With Risk Kit Data, we were able to find and process historical oil prices, foreign exchange rates and interest rates quickly and with only a minimum effort. The data was synchronized, missing dates were interpolated. Process models were selected and calibrated. Forecasts were simulated and included into the P&L calculation. Various statistics, analysis techniques and graphs were derived from the simulation of the P&L model and presented in a cockpit that featured interpretable and reportable results.

This reduces the time and cost necessary to get and analyse data. Over a user-friendly graphical interface, users can browse and aggregate statistics from different sources without the need to have a broad technical background.


1 To get more information about Risk Kit Data and the other products, refer to the www.wehrpohn.info website.

2 See here for details on ICE rates.

3 Note that the sharp drop in oil prices in April 2020 due to a sudden worldwide lockdown at the beginning of the COVID-19 pandemic is outside the range of the forecast. We tolerate this deviation of the model because the price behaviour in April / May 2020 is due to an exogenous shock and since we are as oil-buyers particularly interested in procurement risk.

4 For longer-term forecasts the strength of the mean-reversion or the property entirely would have to be reconsidered.
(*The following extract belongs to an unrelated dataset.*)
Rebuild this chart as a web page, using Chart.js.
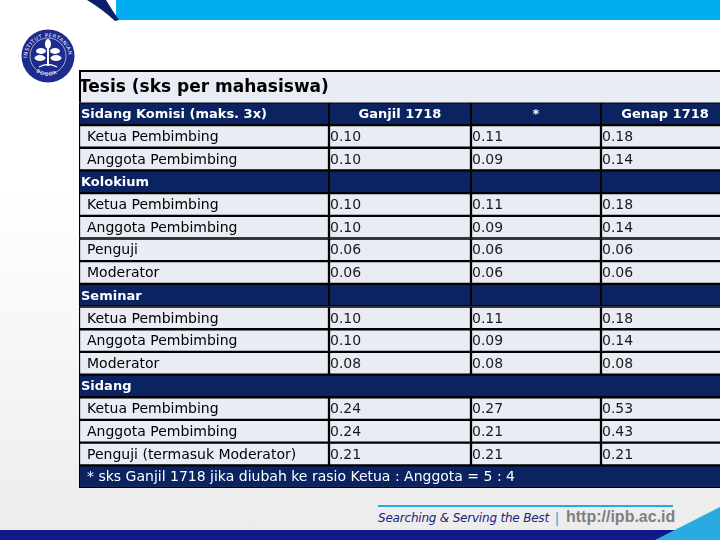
<!DOCTYPE html>
<html>
<head>
<meta charset="utf-8">
<script src="https://cdn.jsdelivr.net/npm/chart.js@4/dist/chart.umd.min.js"></script>
<style>
  html, body { margin: 0; padding: 0; }
  body {
    width: 720px; height: 540px; position: relative; overflow: hidden;
    background: linear-gradient(to bottom, #ffffff 0%, #ffffff 35%, #ececec 100%);
    font-family: 'DejaVu Sans', sans-serif;
  }
  #deco { position: absolute; left: 0; top: 0; }
  #table-wrap { position: absolute; left: 79px; top: 70px; width: 641px; height: 418px; }
  .foot-text { position: absolute; top: 511px; left: 378px; font: italic 12px 'DejaVu Sans', sans-serif; color: #1a237e; letter-spacing: -0.2px; }
  .foot-bar { position: absolute; top: 509px; left: 555px; font: 15px 'Liberation Sans', sans-serif; color: #29a9e0; }
  .foot-url { position: absolute; top: 508px; left: 566px; font: bold 16px 'Liberation Sans', sans-serif; color: #7f7f7f; }
</style>
</head>
<body>
<svg id="deco" width="720" height="540" xmlns="http://www.w3.org/2000/svg">
  <rect x="116" y="0" width="604" height="20" fill="#00aeef"/>
  <path d="M87,0 L106,0 Q112,10 119,20 L115,21 Q102,9 87,0 Z" fill="#0b1f6b"/>
  <line x1="378" y1="506" x2="673" y2="506" stroke="#29a9e0" stroke-width="2"/>
  <rect x="0" y="530" width="690" height="10" fill="#10188a"/>
  <polygon points="655,540 720,507 720,540" fill="#29abe2"/>
  <g>
    <circle cx="48" cy="56" r="26.5" fill="#1d2b8c"/>
    <circle cx="48" cy="56" r="18" fill="none" stroke="#ffffff" stroke-width="0.6"/>
    <defs>
      <path id="ringTop" d="M27,58 A21,21 0 0 1 69,58"/>
      <path id="ringBot" d="M36,72 A21,21 0 0 0 60,72"/>
    </defs>
    <text font-size="5" fill="#ffffff" font-family="DejaVu Sans" letter-spacing="0.6"><textPath href="#ringTop">INSTITUT PERTANIAN</textPath></text>
    <text font-size="5" fill="#ffffff" font-family="DejaVu Sans" letter-spacing="0.8"><textPath href="#ringBot">BOGOR</textPath></text>
    <ellipse cx="48" cy="44" rx="3" ry="5" fill="#ffffff"/>
    <ellipse cx="41" cy="51" rx="5" ry="3" fill="#ffffff"/>
    <ellipse cx="55" cy="51" rx="5" ry="3" fill="#ffffff"/>
    <ellipse cx="40" cy="58" rx="5.5" ry="3" fill="#ffffff"/>
    <ellipse cx="56" cy="58" rx="5.5" ry="3" fill="#ffffff"/>
    <rect x="47" y="46" width="2" height="20" fill="#ffffff"/>
    <path d="M39,67 Q48,62 57,67" stroke="#ffffff" stroke-width="1.4" fill="none"/>
  </g>
</svg>

<div id="table-wrap"><canvas id="chart-table" width="641" height="418"></canvas></div>

<div class="foot-text">Searching &amp; Serving the Best</div>
<div class="foot-bar">|</div>
<div class="foot-url">http://ipb.ac.id</div>

<script>
// Tesis sks table — rows drawn as floating bars, text placed with the scales

const tableTitle = 'Tesis (sks per mahasiswa)';
const columnTitles = ['Ganjil 1718', '*', 'Genap 1718'];

const rowLabels = [
  'Sidang Komisi (maks. 3x)',
  'Ketua Pembimbing', 'Anggota Pembimbing',
  'Kolokium',
  'Ketua Pembimbing', 'Anggota Pembimbing', 'Penguji', 'Moderator',
  'Seminar',
  'Ketua Pembimbing', 'Anggota Pembimbing', 'Moderator',
  'Sidang',
  'Ketua Pembimbing', 'Anggota Pembimbing', 'Penguji (termasuk Moderator)',
  '* sks Ganjil 1718 jika diubah ke rasio Ketua : Anggota = 5 : 4',
];
const rowKinds = [
  'head',
  'item', 'item',
  'group',
  'item', 'item', 'item', 'item',
  'group',
  'item', 'item', 'item',
  'span',
  'item', 'item', 'item',
  'note',
];

const ganjil1718 = [null, 0.10, 0.10, null, 0.10, 0.10, 0.06, 0.06, null, 0.10, 0.10, 0.08, null, 0.24, 0.24, 0.21, null];
const ganjilRasio = [null, 0.11, 0.09, null, 0.11, 0.09, 0.06, 0.06, null, 0.11, 0.09, 0.08, null, 0.27, 0.21, 0.21, null];
const genap1718 = [null, 0.18, 0.14, null, 0.18, 0.14, 0.06, 0.06, null, 0.18, 0.14, 0.08, null, 0.53, 0.43, 0.21, null];

// layout (x-scale units = table pixels)
const COL_EDGES = [0, 250, 392, 522, 650];
const TABLE_W = 641;
const DARK = '#0b2361';
const LIGHT = '#e9ecf5';
const FONT = "'DejaVu Sans', sans-serif";

const isDark = (i) => rowKinds[i] !== 'item';
const isWide = (i) => rowKinds[i] === 'span' || rowKinds[i] === 'note';

function cellRanges(col) {
  return rowKinds.map((k, i) => {
    if (isWide(i)) return col === 0 ? [COL_EDGES[0], COL_EDGES[4]] : null;
    return [COL_EDGES[col], COL_EDGES[col + 1]];
  });
}

function cellDataset(col) {
  return {
    data: cellRanges(col),
    grouped: false,
    backgroundColor: (c) => (isDark(c.dataIndex) ? DARK : LIGHT),
    borderColor: '#000',
    borderWidth: 1.5,
    borderSkipped: false,
    categoryPercentage: 1,
    barPercentage: 1,
  };
}

const titleBox = {
  id: 'titleBox',
  beforeDraw(chart) {
    const { ctx, chartArea } = chart;
    ctx.save();
    ctx.fillStyle = LIGHT;
    ctx.fillRect(0, 0, chart.width, chartArea.top);
    ctx.fillStyle = '#000';
    ctx.fillRect(0, 0, chart.width, 2);
    ctx.fillRect(0, 0, 2, chartArea.top);
    ctx.restore();
  },
};

const cellText = {
  id: 'cellText',
  afterDatasetsDraw(chart) {
    const { ctx, scales: { x, y } } = chart;
    const colX = (c) => x.getPixelForValue(COL_EDGES[c]);
    const colMid = (c) => (colX(c) + colX(c + 1)) / 2;
    ctx.save();
    ctx.textBaseline = 'middle';
    rowLabels.forEach((label, i) => {
      const py = y.getPixelForValue(i) + 1;
      const kind = rowKinds[i];
      ctx.textAlign = 'left';
      if (kind === 'head' || kind === 'group' || kind === 'span') {
        ctx.fillStyle = '#fff';
        ctx.font = `bold 13px ${FONT}`;
        ctx.fillText(label, colX(0) + 2, py);
      } else if (kind === 'note') {
        ctx.fillStyle = '#fff';
        ctx.font = `14px ${FONT}`;
        ctx.fillText(label, colX(0) + 8, py);
      } else {
        ctx.fillStyle = '#000';
        ctx.font = `14px ${FONT}`;
        ctx.fillText(label, colX(0) + 8, py);
      }
      if (kind === 'head') {
        ctx.textAlign = 'center';
        columnTitles.forEach((t, c) => ctx.fillText(t, colMid(c + 1), py));
      }
      if (kind === 'item') {
        ctx.fillStyle = '#1a1a1a';
        ctx.font = `14px ${FONT}`;
        [ganjil1718, ganjilRasio, genap1718].forEach((vals, c) => {
          if (vals[i] != null) ctx.fillText(vals[i].toFixed(2), colX(c + 1) + 1, py);
        });
      }
    });
    ctx.restore();
  },
};

new Chart(document.getElementById('chart-table').getContext('2d'), {
  type: 'bar',
  data: {
    labels: rowLabels.map((_, i) => i),
    datasets: [0, 1, 2, 3].map(cellDataset),
  },
  options: {
    indexAxis: 'y',
    responsive: false,
    devicePixelRatio: 1,
    animation: false,
    layout: { padding: 0 },
    scales: {
      x: { type: 'linear', min: 0, max: TABLE_W, display: false },
      y: { type: 'category', display: false },
    },
    plugins: {
      legend: { display: false },
      tooltip: { enabled: false },
      title: {
        display: true,
        text: tableTitle,
        align: 'start',
        color: '#000',
        font: { family: FONT, size: 17, weight: 'bold' },
        padding: { top: 7, bottom: 5 },
      },
    },
  },
  plugins: [titleBox, cellText],
});
</script>
</body>
</html>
5 For a detailed discussion and explanation of running a simulation and creating a result cockpit see Wehrspohn/Zhilyakov, Monte-Carlo Simulation with Risk Kit, 2021, p. 27ff.

6 You can find a detailed description of the graphs in cells in Wehrspohn/Zhilyakov, Monte-Carlo Simulation with Risk Kit, 2021, S. 29ff. Note that a cell can have markers as an input and output cell at the same time, so that the distributions in input cells can also be plotted with the 'PlotInCell' function.